Bah and Diallo were warned today by friends that soldiers were looking for them because they were regarded as having "betrayed" the military to the international community by describing the extremely violent dispersal of the 28 September demonstration, in which hundreds were killed and thousands injured.
As a result, the two reporters have gone into hiding.
Bah has told Reporters Without Borders how he and Diallo were roughed up soldiers. "There were four of them," he said. "They shouted, 'Get lost.' We said we were journalists and they said, 'We don't give a damn.' A soldier asked me: 'Did you see it?' I said I had. 'You won't say anything,' he replied. The soldiers forced us to our knees in front of the bodies. There were bodies everywhere, and pools of blood. They said: 'Those bodies, you won't talk about them. You've seen nothing."
Bah added: "One of the soldiers put his gun to my chest and said he was going to kill me. I replied, 'If that is the solution for Guinea, go ahead.' He did not fire. They searched us. They stole our money and our phones and they destroyed our equipment. The microphone was smashed against the tarmac. They were completely drunk. They poured a bottle of beer over my head and shirt and hit Amadou's left arm. Then one of their chiefs recognised us. It was Ansoumane Camara, the commander of the Rapid Intervention and Security Company (CMIS). He ordered them to let us go but they continued to insult us and call us bastards."

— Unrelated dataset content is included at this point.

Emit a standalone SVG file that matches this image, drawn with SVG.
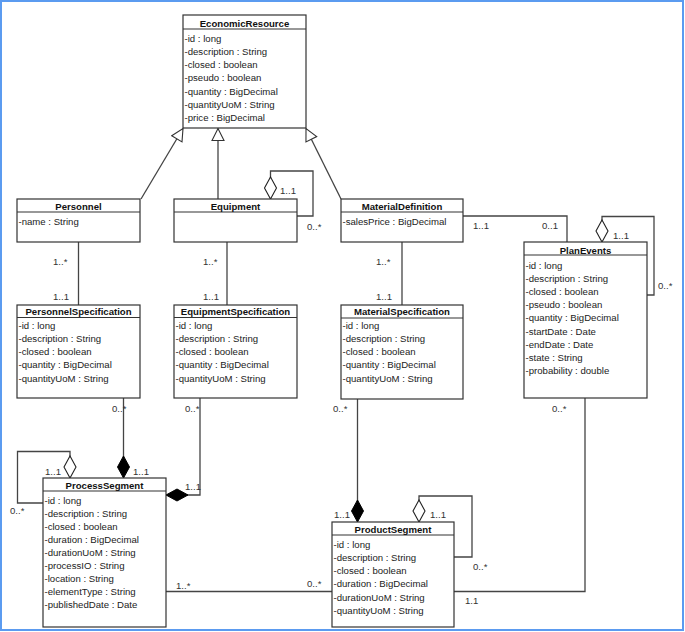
<svg xmlns="http://www.w3.org/2000/svg" width="685" height="632" viewBox="0 0 685 632">
<defs>
<style>
.box{fill:#fff;stroke:#333;stroke-width:1.2}
.sep{stroke:#333;stroke-width:1.2}
.t{font-family:"Liberation Sans",Arial,sans-serif;font-size:9.6px;font-weight:bold;fill:#111;text-anchor:middle}
.a{font-family:"Liberation Sans",Arial,sans-serif;font-size:9.6px;fill:#222}
.m{font-family:"Liberation Sans",Arial,sans-serif;font-size:9.6px;fill:#333}
.c{fill:none;stroke:#444;stroke-width:1.3}
</style>
<marker id="tri" markerUnits="userSpaceOnUse" markerWidth="14" markerHeight="14" refX="12" refY="6" orient="auto" viewBox="-1 -1 14 14">
<path d="M0,0 L12,6 L0,12 z" fill="#fff" stroke="#333" stroke-width="1.1"/>
</marker>
<marker id="hd" markerUnits="userSpaceOnUse" markerWidth="24" markerHeight="14" refX="22" refY="6" orient="auto" viewBox="-1 -1 24 14">
<path d="M0,6 L11,0 L22,6 L11,12 z" fill="#fff" stroke="#222" stroke-width="1.1"/>
</marker>
<marker id="fd" markerUnits="userSpaceOnUse" markerWidth="24" markerHeight="14" refX="22" refY="6" orient="auto" viewBox="-1 -1 24 14">
<path d="M0,6 L11,0 L22,6 L11,12 z" fill="#000" stroke="#000" stroke-width="1"/>
</marker>
</defs>
<rect x="1" y="1" width="682" height="629" fill="#fff" stroke="#5b9bf0" stroke-width="2"/>

<g id="connectors">
<path class="c" d="M141,199 L183,128.5" marker-end="url(#tri)"/>
<path class="c" d="M218,199 V128.5" marker-end="url(#tri)"/>
<path class="c" d="M341,199 L306,128.5" marker-end="url(#tri)"/>
<path class="c" d="M297,216 H313 V171 H270.5 V199" marker-end="url(#hd)"/>
<path class="c" d="M78.5,242 V305"/>
<path class="c" d="M227,242 V305"/>
<path class="c" d="M402,242 V305"/>
<path class="c" d="M463,216 H567 V242"/>
<path class="c" d="M647,295 H654 V216.5 H602 V242" marker-end="url(#hd)"/>
<path class="c" d="M123.5,398 V478" marker-end="url(#fd)"/>
<path class="c" d="M200,398 V495 H166" marker-end="url(#fd)"/>
<path class="c" d="M43,503 H17.5 V451.5 H70 V478" marker-end="url(#hd)"/>
<path class="c" d="M166,591.5 H332"/>
<path class="c" d="M357.5,399 V522" marker-end="url(#fd)"/>
<path class="c" d="M454,557 H472 V496 H419 V522" marker-end="url(#hd)"/>
<path class="c" d="M585,398 V591.5 H454"/>
<text class="m" x="280" y="193.5">1..1</text>
<text class="m" x="307" y="230">0..*</text>
<text class="m" x="53" y="264.5">1..*</text>
<text class="m" x="53" y="299.5">1..1</text>
<text class="m" x="203" y="264.5">1..*</text>
<text class="m" x="203" y="299.5">1..1</text>
<text class="m" x="376" y="264.5">1..*</text>
<text class="m" x="376" y="299.5">1..1</text>
<text class="m" x="473" y="228.5">1..1</text>
<text class="m" x="542" y="228.5">0..1</text>
<text class="m" x="613" y="238.5">1..1</text>
<text class="m" x="658" y="288.5">0..*</text>
<text class="m" x="112" y="411.5">0..*</text>
<text class="m" x="133" y="474.5">1..1</text>
<text class="m" x="185" y="411.5">0..*</text>
<text class="m" x="185" y="490">1..1</text>
<text class="m" x="45" y="474.5">1..1</text>
<text class="m" x="10" y="513.5">0..*</text>
<text class="m" x="176" y="588.5">1..*</text>
<text class="m" x="307" y="586.5">0..*</text>
<text class="m" x="333" y="411.5">0..*</text>
<text class="m" x="334" y="517.5">1..1</text>
<text class="m" x="430" y="517.5">1..1</text>
<text class="m" x="473" y="569.5">0..*</text>
<text class="m" x="552" y="411.5">0..*</text>
<text class="m" x="465" y="603.5">1.1</text>
</g>

<g id="EconomicResource">
<rect class="box" x="183" y="15" width="123" height="113"/>
<line class="sep" x1="183" y1="29" x2="306" y2="29"/>
<text class="t" x="244.5" y="26.5">EconomicResource</text>
<text class="a" x="184.5" y="41.8">-id : long<tspan x="184.5" dy="13.2">-description : String</tspan><tspan x="184.5" dy="13.2">-closed : boolean</tspan><tspan x="184.5" dy="13.2">-pseudo : boolean</tspan><tspan x="184.5" dy="13.2">-quantity : BigDecimal</tspan><tspan x="184.5" dy="13.2">-quantityUoM : String</tspan><tspan x="184.5" dy="13.2">-price : BigDecimal</tspan></text>
</g>

<g id="Personnel">
<rect class="box" x="17" y="199" width="123" height="43"/>
<line class="sep" x1="17" y1="212" x2="140" y2="212"/>
<text class="t" x="78.5" y="210">Personnel</text>
<text class="a" x="18.5" y="225">-name : String</text>
</g>

<g id="Equipment">
<rect class="box" x="174" y="199" width="123" height="43"/>
<line class="sep" x1="174" y1="212" x2="297" y2="212"/>
<text class="t" x="235.5" y="210">Equipment</text>
</g>

<g id="MaterialDefinition">
<rect class="box" x="341" y="199" width="122" height="43"/>
<line class="sep" x1="341" y1="212" x2="463" y2="212"/>
<text class="t" x="402" y="210">MaterialDefinition</text>
<text class="a" x="342.5" y="225">-salesPrice : BigDecimal</text>
</g>

<g id="PlanEvents">
<rect class="box" x="524" y="242" width="123" height="156"/>
<line class="sep" x1="524" y1="255" x2="647" y2="255"/>
<text class="t" x="585.5" y="253.5">PlanEvents</text>
<text class="a" x="525.5" y="268.5">-id : long<tspan x="525.5" dy="13.2">-description : String</tspan><tspan x="525.5" dy="13.2">-closed : boolean</tspan><tspan x="525.5" dy="13.2">-pseudo : boolean</tspan><tspan x="525.5" dy="13.2">-quantity : BigDecimal</tspan><tspan x="525.5" dy="13.2">-startDate : Date</tspan><tspan x="525.5" dy="13.2">-endDate : Date</tspan><tspan x="525.5" dy="13.2">-state : String</tspan><tspan x="525.5" dy="13.2">-probability : double</tspan></text>
</g>

<g id="PersonnelSpecification">
<rect class="box" x="17" y="305" width="123" height="93"/>
<line class="sep" x1="17" y1="317.5" x2="140" y2="317.5"/>
<text class="t" x="78.5" y="314.8">PersonnelSpecification</text>
<text class="a" x="18.5" y="328.8">-id : long<tspan x="18.5" dy="13.2">-description : String</tspan><tspan x="18.5" dy="13.2">-closed : boolean</tspan><tspan x="18.5" dy="13.2">-quantity : BigDecimal</tspan><tspan x="18.5" dy="13.2">-quantityUoM : String</tspan></text>
</g>

<g id="EquipmentSpecification">
<rect class="box" x="174" y="305" width="123" height="93"/>
<line class="sep" x1="174" y1="317.5" x2="297" y2="317.5"/>
<text class="t" x="235.5" y="314.8">EquipmentSpecification</text>
<text class="a" x="175.5" y="328.8">-id : long<tspan x="175.5" dy="13.2">-description : String</tspan><tspan x="175.5" dy="13.2">-closed : boolean</tspan><tspan x="175.5" dy="13.2">-quantity : BigDecimal</tspan><tspan x="175.5" dy="13.2">-quantityUoM : String</tspan></text>
</g>

<g id="MaterialSpecification">
<rect class="box" x="341" y="305" width="122" height="94"/>
<line class="sep" x1="341" y1="318" x2="463" y2="318"/>
<text class="t" x="402" y="314.8">MaterialSpecification</text>
<text class="a" x="342.5" y="328.8">-id : long<tspan x="342.5" dy="13.2">-description : String</tspan><tspan x="342.5" dy="13.2">-closed : boolean</tspan><tspan x="342.5" dy="13.2">-quantity : BigDecimal</tspan><tspan x="342.5" dy="13.2">-quantityUoM : String</tspan></text>
</g>

<g id="ProcessSegment">
<rect class="box" x="43" y="478" width="123" height="149"/>
<line class="sep" x1="43" y1="491" x2="166" y2="491"/>
<text class="t" x="104.5" y="488.5">ProcessSegment</text>
<text class="a" x="44.5" y="503.5">-id : long<tspan x="44.5" dy="13.1">-description : String</tspan><tspan x="44.5" dy="13.1">-closed : boolean</tspan><tspan x="44.5" dy="13.1">-duration : BigDecimal</tspan><tspan x="44.5" dy="13.1">-durationUoM : String</tspan><tspan x="44.5" dy="13.1">-processIO : String</tspan><tspan x="44.5" dy="13.1">-location : String</tspan><tspan x="44.5" dy="13.1">-elementType : String</tspan><tspan x="44.5" dy="13.1">-publishedDate : Date</tspan></text>
</g>

<g id="ProductSegment">
<rect class="box" x="332" y="522" width="122" height="105"/>
<line class="sep" x1="332" y1="535" x2="454" y2="535"/>
<text class="t" x="393" y="532.5">ProductSegment</text>
<text class="a" x="333.5" y="547.8">-id : long<tspan x="333.5" dy="13.2">-description : String</tspan><tspan x="333.5" dy="13.2">-closed : boolean</tspan><tspan x="333.5" dy="13.2">-duration : BigDecimal</tspan><tspan x="333.5" dy="13.2">-durationUoM : String</tspan><tspan x="333.5" dy="13.2">-quantityUoM : String</tspan></text>
</g>
</svg>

Many other journalists were roughed by the same day, Bah said. They include an FM Liberté reporter and Ba Mamadou, who works for the satirical newspaper Le Lynx.
Widely referred to as a "massacre" and as a "bloodbath," the 28 September events have been unanimously condemned in the international community.
The head of the military junta, Capt. Dadis Camara, has said he is sorry for what happened. On the day of the massacre, he told RFI: "It's unfortunate, it's dramatic. Very frankly speaking, I'm very sorry, very sorry." Yesterday he told the French TV channel Europe 1: "I was overtaken by events. I can't control all the actions of this army. To say that I control this army would be demagogy."